The crawl benefit is absolute: zero filter combinations reach Google’s index, preventing duplicate content and wasted server resources. Implementation is straightforward—event listeners track filter selections and dynamically show or hide matching products using CSS or DOM manipulation.

The tradeoff affects user flow. Back-button behavior breaks unless you implement HTML5 pushState to maintain browser history, adding development complexity. Users can’t bookmark specific filter states or share URLs pointing to their exact product view unless you append hash parameters (which themselves require careful handling).

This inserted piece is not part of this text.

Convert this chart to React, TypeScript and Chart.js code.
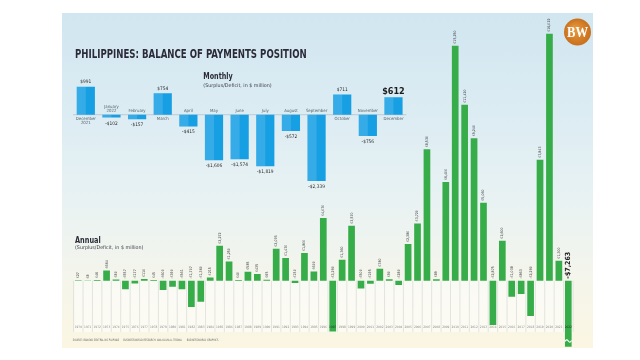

Search engines won’t index filtered views, so category-level ranking opportunities disappear—a significant consideration if filtered subsets represent valuable long-tail keywords.

Best for: Sites prioritizing crawl efficiency over filtered-page discoverability, or complementing other navigation methods where main categories already rank well.

Strategic Internal Linking

Internal linking acts as your crawl budget allocation system. By controlling which faceted pages receive links from your navigation, category pages, and content, you signal to search engines which filter combinations matter most. High-value facets—those matching actual search queries or driving conversions—should receive prominent links from authoritative pages. Low-value combinations get no internal links at all, starving them of crawl priority.

Link equity flows through your site’s architecture. A well-structured linking hierarchy ensures popular filter combinations like “men’s running shoes size 10” accumulate authority while obscure permutations remain isolated. Implement tiered linking: primary filters link from main navigation, secondary filters from category pages, tertiary only from related products. This creates natural crawl depth boundaries without blocking access entirely.

Monitor which faceted URLs appear in search results, then adjust internal linking to reinforce performing pages while withdrawing support from non-performers. Strategic link placement transforms faceted navigation from a liability into a targeted SEO asset.

Choosing the Right Strategy for Your Site

No single approach fits every site. Your choice depends on three factors: site scale, facet complexity, and whether you want indexed facet pages.

For small catalogs under 10,000 products with few filters, noindex facets and rely on category pages. Simple, low-maintenance, minimal crawl waste.

Mid-size sites (10,000–100,000 products) with moderate filtering benefit from crawl parameter controls in Search Console or robots.txt rules. Keeps Google focused on your core inventory without blocking useful combinations entirely.

Large marketplaces and aggregators need layered defenses: strategic noindex on low-value combinations, rel=canonical for near-duplicates, plus robots.txt or parameter handling for the long tail. Monitor crawl stats weekly to catch runaway filter chains.

If certain facet combinations drive organic traffic, carve out exceptions. A hybrid approach works well: noindex most filters by default, but allow indexing for high-commercial-intent pairs like “women’s running shoes size 8” while blocking “sort by price, red, cotton, sale” noise.

Decision shortcut: Start restrictive. Block or noindex aggressively, then whitelist valuable patterns as data reveals them. Easier to open access later than to clean up an over-indexed mess.

Check your crawl budget usage in Search Console. If Google wastes 40 percent of requests on filter URLs, tighten controls immediately. If coverage reports show valuable facet pages excluded, relax restrictions selectively. Let actual crawl behavior guide your strategy, not assumptions.

The core principle is straightforward: keep useful filters for users while protecting crawl budget through selective access control, not wholesale removal. Start with robots.txt to block the highest-volume parameter combinations, then add canonical tags to consolidate signals from similar pages. These two tactics deliver immediate impact with minimal implementation risk. Monitor Google Search Console’s crawl stats and Index Coverage report monthly to track faceted URL discovery patterns and adjust blocks as your catalog evolves. Successful faceted navigation SEO means search engines index your best landing pages while users navigate freely—control creates that balance.